**L’alsacien séduit les étrangers : une langue régionale qui fait des émules**
_À Strasbourg, des comédiens venus des quatre coins du monde se lancent dans l’apprentissage de l’alsacien, un dialecte local qui attire de plus en plus d’adeptes. Entre intégration et passion pour la culture régionale, cette initiative témoigne d’un engouement inattendu._
Dans la banlieue strasbourgeoise, à Schiltigheim, une troupe de théâtre composée d’artistes originaires du Liban, de Palestine, du Mexique, des États-Unis ou encore du Japon s’est mise à l’alsacien. Leur objectif ? Monter sur scène pour interpréter une adaptation dialectale de la célèbre comédie *Qu’est-ce qu’on a fait au Bon Dieu ?* (en alsacien : *Was han m’r em liewe gott gemacht*). Pour Bashar Badwan, un jeune Palestinien de 23 ans, incarner le rôle d’Abderazak Ben Assem est une manière de s’intégrer dans sa région d’adoption. « La meilleure façon de s’intégrer, c’est la langue », confie-t-il. Christ Fadel, un étudiant libanais de 25 ans, partage cette vision. Tous deux ont appris leurs premiers mots d’alsacien dans un café associatif, *Au coin des kneckes* (des gosses), où Sabine Lapp dispense des cours hebdomadaires, dans une ambiance conviviale mêlant bières et bretzels.
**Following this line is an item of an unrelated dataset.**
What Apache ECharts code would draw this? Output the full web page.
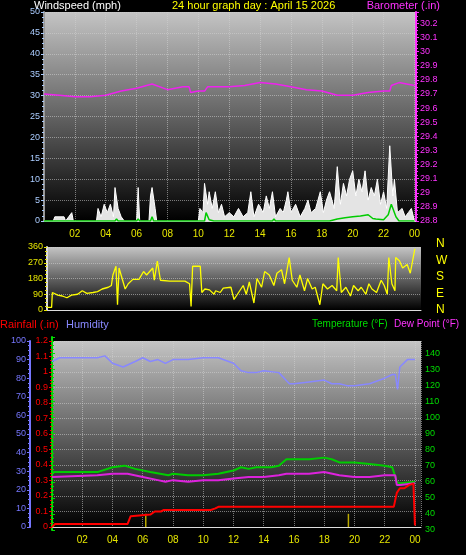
<!DOCTYPE html>
<html>
<head>
<meta charset="utf-8">
<script src="https://cdn.jsdelivr.net/npm/echarts@6/dist/echarts.min.js"></script>
<style>
  html, body { margin: 0; padding: 0; background: #000; }
  #chart { width: 466px; height: 555px; }
</style>
</head>
<body>
<div id="chart"></div>
<script>
// [hour, value] samples
const windGust = [[0,0],[0.6,0],[0.7,1],[1.3,1],[1.4,0],[1.6,1],[1.8,2],[1.9,0],[3.4,0],[3.5,3],[3.7,1],[3.9,4],[4.1,2],[4.3,4],[4.5,1],[4.6,8],[4.8,3],[5,1],[5.2,0],[6,0],[6.1,8],[6.2,0],[6.8,0],[6.9,6],[7.0,8],[7.2,3],[7.3,0],[10,0],[10.1,3],[10.3,2],[10.4,9],[10.6,4],[10.7,7],[10.9,3],[11.1,7],[11.3,2],[11.5,4],[11.7,1],[12,2],[12.3,1],[12.6,3],[12.9,1],[13.2,2],[13.4,7],[13.6,1],[13.9,4],[14.2,2],[14.4,6],[14.6,3],[14.8,7],[15,1],[15.3,3],[15.5,2],[15.7,5],[15.8,7],[16,2],[16.3,4],[16.6,1],[16.9,3],[17.1,5],[17.3,2],[17.6,3],[17.9,7],[18.1,2],[18.3,5],[18.5,7],[18.8,3],[19,13],[19.2,4],[19.4,9],[19.6,6],[19.8,10],[20,12],[20.2,6],[20.4,10],[20.6,7],[20.8,12],[21,5],[21.2,8],[21.4,6],[21.6,10],[21.8,4],[22,7],[22.2,3],[22.4,18],[22.6,6],[22.7,10],[22.9,2],[23.2,3],[23.4,1],[23.6,2],[23.8,3],[24,0]];
const windAvg = [[0,0],[4.6,0],[4.7,0.5],[4.8,0],[6,0],[6.1,0.5],[6.2,0],[6.9,0],[7.0,1],[7.1,0],[10.4,0],[10.5,2],[10.7,0.3],[11,0],[14.8,0],[14.9,0.5],[15,0],[18.2,0],[18.3,0.3],[18.5,0],[19,0.5],[19.5,0.8],[20,1],[20.5,1.2],[21,1.5],[21.3,0.6],[21.5,0.5],[22,0.3],[22.3,1.5],[22.5,4],[22.8,1],[23,0],[24,0]];
const baro = [[0,29.70],[1,29.69],[2,29.68],[3,29.68],[4,29.69],[5,29.72],[6,29.74],[7,29.77],[8,29.73],[9,29.75],[9.4,29.75],[9.5,29.71],[10,29.72],[10.4,29.72],[10.6,29.75],[11,29.75],[12,29.75],[13,29.76],[14,29.78],[15,29.77],[16,29.75],[17,29.73],[18,29.72],[19,29.69],[20,29.69],[21,29.71],[22,29.72],[22.4,29.72],[22.5,29.76],[23,29.78],[23.5,29.77],[24,29.76]];
const windDir = [[0,15],[0.3,15],[0.35,100],[0.7,85],[1,80],[1.3,70],[1.6,85],[2,90],[2.3,110],[2.6,95],[3,100],[3.3,105],[3.6,120],[4,130],[4.2,140],[4.3,200],[4.5,250],[4.6,30],[4.7,240],[4.9,180],[5.1,120],[5.3,150],[5.6,175],[6,175],[6.3,220],[6.5,200],[6.7,220],[6.9,240],[7.0,170],[7.2,280],[7.4,170],[8,165],[9,165],[9.3,150],[9.4,20],[9.5,250],[10,250],[10.1,100],[10.3,120],[10.6,115],[10.9,90],[11,110],[11.3,100],[11.5,125],[12,130],[12.2,60],[12.5,100],[12.8,140],[13,90],[13.2,160],[13.5,40],[13.7,180],[14,130],[14.2,220],[14.5,200],[14.8,140],[15,210],[15.3,230],[15.5,150],[15.8,300],[16,170],[16.3,130],[16.5,200],[16.8,110],[17,180],[17.3,120],[17.5,130],[17.8,30],[18,150],[18.3,120],[18.6,140],[18.9,110],[19,300],[19.2,100],[19.5,130],[19.8,80],[20,140],[20.3,110],[20.5,130],[20.8,90],[21,150],[21.2,120],[21.5,100],[21.8,170],[22,140],[22.2,90],[22.3,300],[22.5,150],[22.7,110],[22.75,300],[23,280],[23.2,240],[23.5,260],[23.7,210],[24,350]];
const humidity = [[0,89],[0.5,91],[3,91],[3.5,92],[4,88],[4.7,86],[5.5,89],[6,91],[6.5,89],[7,90],[7.5,88],[8,90],[9,90],[10,91],[11,91],[12,88],[12.5,84],[13,83],[13.5,83],[14,84],[15,83],[15.7,77],[16,77],[17,78],[18,79],[18.5,77],[19,77],[19.5,76],[20,76],[21,77],[22,80],[22.5,82],[22.7,82],[22.85,74],[23,86],[23.5,90],[24,90]];
const temperature = [[0,66],[3,66],[4,69],[4.8,70],[5.5,68],[6.5,66],[7.7,64],[8,65],[9,64],[10,64],[11,65],[12,67],[12.5,69],[13,68],[13.5,69],[14,69],[14.5,69],[15,70],[15.5,74],[16,74],[17,74],[18,75],[18.5,74],[19,72],[20,72],[21,71],[22,70],[22.5,69],[22.8,60],[23,59],[24,60]];
const dewPoint = [[0,63],[3,64],[4,65],[5,65],[6,63],[7,61],[7.5,60],[8,61],[9,60],[10,61],[11,61],[12,62],[13,63],[14,63],[15,64],[15.5,65],[17,65],[18,66],[19,64],[20,63],[21,63],[22,64],[22.7,64],[22.8,58],[23,58],[24,59]];
const rainfall = [[0,0],[0.2,0.02],[5,0.02],[5.2,0.07],[5.3,0.08],[6.5,0.08],[6.8,0.10],[7.2,0.10],[7.4,0.11],[10.5,0.11],[10.8,0.12],[11,0.13],[22.6,0.13],[22.8,0.22],[23,0.25],[23.3,0.25],[23.6,0.27],[23.9,0.28],[24,0.01]];
const rainRate = [[6.2,0.085],[19.6,0.085]];
const dirLabels = ['N', 'W', 'S', 'E', 'N'];

const chart = echarts.init(document.getElementById('chart'));

const bg = {
  type: 'linear', x: 0, y: 0, x2: 0, y2: 1,
  colorStops: [{ offset: 0, color: '#c4c4c4' }, { offset: 1, color: '#000' }]
};
const dotted = { show: true, lineStyle: { color: 'rgba(210,210,210,0.55)', type: 'dotted', width: 1 } };
const hourFmt = (v) => (v > 0 && v % 2 === 0) ? String(v % 24).padStart(2, '0') : '';
const font = 'Liberation Sans';

const xBase = (grid, max, labels) => ({
  type: 'value', gridIndex: grid, min: 0, max: max, interval: 2,
  axisLine: { show: true, lineStyle: { color: '#ddd' } },
  axisTick: { show: false },
  splitLine: dotted,
  axisLabel: { show: labels, color: '#e6e600', fontSize: 10, fontFamily: font, formatter: hourFmt, showMaxLabel: true }
});
const yBase = (grid, color, min, max, interval, pos, offset, fmt, showMax) => ({
  type: 'value', gridIndex: grid, min: min, max: max, interval: interval, position: pos, offset: offset,
  axisLine: { show: true, lineStyle: { color: color, width: 2 } },
  axisTick: { show: true, length: 3, lineStyle: { color: color } },
  minorTick: { show: true, length: 2, splitNumber: 4, lineStyle: { color: color } },
  splitLine: { show: false },
  axisLabel: { color: color, fontSize: 9, fontFamily: font, margin: 4, formatter: fmt, showMaxLabel: !!showMax }
});

const option = {
  backgroundColor: '#000',
  animation: false,
  graphic: [
    { type: 'text', left: 34, top: 0, style: { text: 'Windspeed (mph)', fill: '#fff', font: '11px ' + font } },
    { type: 'text', left: 172, top: 0, style: { text: '24 hour graph day : April 15 2026', fill: '#ffff00', font: '11px ' + font } },
    { type: 'text', right: 26, top: 0, style: { text: 'Barometer (.in)', fill: '#ff33ff', font: '11px ' + font } },
    ...dirLabels.map((t, i) => ({ type: 'text', left: 436, top: 238 + i * 16.5, style: { text: t, fill: '#ffff00', font: '12px ' + font } })),
    { type: 'text', left: 0, top: 319, style: { text: 'Rainfall (.in)', fill: '#ff0000', font: '11px ' + font } },
    { type: 'text', left: 66, top: 319, style: { text: 'Humidity', fill: '#8888ff', font: '11px ' + font } },
    { type: 'text', left: 312, top: 319, style: { text: 'Temperature (°F)', fill: '#00dd00', font: '10px ' + font } },
    { type: 'text', left: 394, top: 319, style: { text: 'Dew Point (°F)', fill: '#ff33ff', font: '10px ' + font } }
  ],
  grid: [
    { left: 44, right: 50, top: 12, bottom: 334, show: true, backgroundColor: bg, borderWidth: 0 },
    { left: 47, right: 45, top: 247, bottom: 245, show: true, backgroundColor: bg, borderWidth: 0 },
    { left: 52, right: 45, top: 341, bottom: 28, show: true, backgroundColor: bg, borderWidth: 0 },
    { left: 52, right: 45, top: 337, bottom: 25, show: false }
  ],
  xAxis: [
    xBase(0, 24.1, true),
    Object.assign(xBase(1, 24.4, false), { splitLine: { show: false } }),
    xBase(2, 24.4, true),
    Object.assign(xBase(3, 24.4, false), { show: false })
  ],
  yAxis: [
    Object.assign(yBase(0, '#aaccff', 0, 50, 5, 'left', 0, null, true), { splitLine: dotted, axisLine: { show: true, lineStyle: { color: '#999', width: 2 } } }),
    yBase(0, '#ff33ff', 28.8, 30.28, 0.1, 'right', 0, (v) => v.toFixed(1).replace('.0', '')),
    Object.assign(yBase(1, '#e6e600', 0, 360, 90, 'left', 0, null, true), { splitLine: dotted, axisLine: { show: true, lineStyle: { color: '#ddd', width: 2 } } }),
    Object.assign(yBase(2, '#ff0000', 0, 1.2, 0.1, 'left', 0, (v) => String(Math.round(v * 10) / 10), true), { splitLine: dotted, axisLine: { show: true, lineStyle: { color: '#ff5555', width: 2, type: 'dashed' } } }),
    yBase(2, '#7777ff', 0, 100, 10, 'left', 22, null, true),
    yBase(3, '#00dd00', 30, 150, 10, 'right', 0)
  ],
  series: [
    { type: 'line', xAxisIndex: 0, yAxisIndex: 0, data: windGust, symbol: 'none', lineStyle: { color: '#ffffff', width: 1 }, areaStyle: { color: '#e4e4e4', opacity: 1 } },
    { type: 'line', xAxisIndex: 0, yAxisIndex: 0, data: windAvg, symbol: 'none', lineStyle: { color: '#00cc00', width: 1.5 } },
    { type: 'line', xAxisIndex: 0, yAxisIndex: 1, data: baro, symbol: 'none', lineStyle: { color: '#ee22ee', width: 1.5 } },
    { type: 'line', xAxisIndex: 1, yAxisIndex: 2, data: windDir, symbol: 'none', lineStyle: { color: '#ffff00', width: 1.3 } },
    { type: 'line', xAxisIndex: 2, yAxisIndex: 4, data: humidity, symbol: 'none', lineStyle: { color: '#8888ff', width: 1.5 } },
    { type: 'line', xAxisIndex: 3, yAxisIndex: 5, data: temperature, symbol: 'none', lineStyle: { color: '#00cc00', width: 2 } },
    { type: 'line', xAxisIndex: 3, yAxisIndex: 5, data: dewPoint, symbol: 'none', lineStyle: { color: '#dd22dd', width: 2 } },
    { type: 'bar', xAxisIndex: 2, yAxisIndex: 3, data: rainRate, barWidth: 1.5, itemStyle: { color: '#bbaa00' } },
    { type: 'line', xAxisIndex: 2, yAxisIndex: 3, data: rainfall, symbol: 'none', lineStyle: { color: '#ff0000', width: 2 } }
  ]
};

chart.setOption(option);
</script>
</body>
</html>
À l’université de Strasbourg, l’alsacien attire également un public varié. Pascale Erhart, responsable du département de dialectologie alsacienne et mosellane, observe deux profils principaux : des Alsaciens souhaitant renouer avec leurs racines et des étrangers curieux de découvrir cette langue régionale. Parmi ces derniers, les Japonais sont particulièrement nombreux, suivis par les Sud-Américains. Disuke Sakumoto, un étudiant en phonétique de 25 ans originaire de Kyoto, en est un exemple frappant. Après avoir passé une partie de son enfance en Alsace, il s’est lancé dans l’apprentissage de l’alsacien il y a sept ans. « Indirectement, je soutiens ceux qui essaient de préserver cette langue », explique-t-il. Il a même collaboré à la traduction en japonais d’un recueil de haïkus écrits en alsacien.
Pourtant, l’alsacien reste une langue menacée. Selon une étude récente, seulement 46 % des Alsaciens se déclarent dialectophones, un chiffre en baisse constante depuis vingt ans. La transmission intergénérationnelle s’effrite, et l’enseignement de l’alsacien à l’école reste limité. Pascale Erhart déplore une « ambiguïté tenace » entre le dialecte et l’allemand, souvent confondus dans les discours officiels. Malgré cela, l’alsacien conserve une place particulière dans le cœur des habitants, notamment chez les personnes âgées. Sabine Lapp, qui enseigne cette langue, souligne que dans les unités Alzheimer, par exemple, c’est souvent l’alsacien qui resurgit lorsque la mémoire fait défaut.
Face à ce déclin, la Collectivité européenne d’Alsace a lancé plusieurs initiatives pour promouvoir le bilinguisme, désignant 2025 comme « l’année du bilinguisme ». Parmi les projets figurent une application pour apprendre l’alsacien et des événements culturels visant à renforcer l’identité linguistique de la région. Une manière de redonner vie à une langue qui, malgré les défis, continue de séduire bien au-delà des frontières de l’Alsace.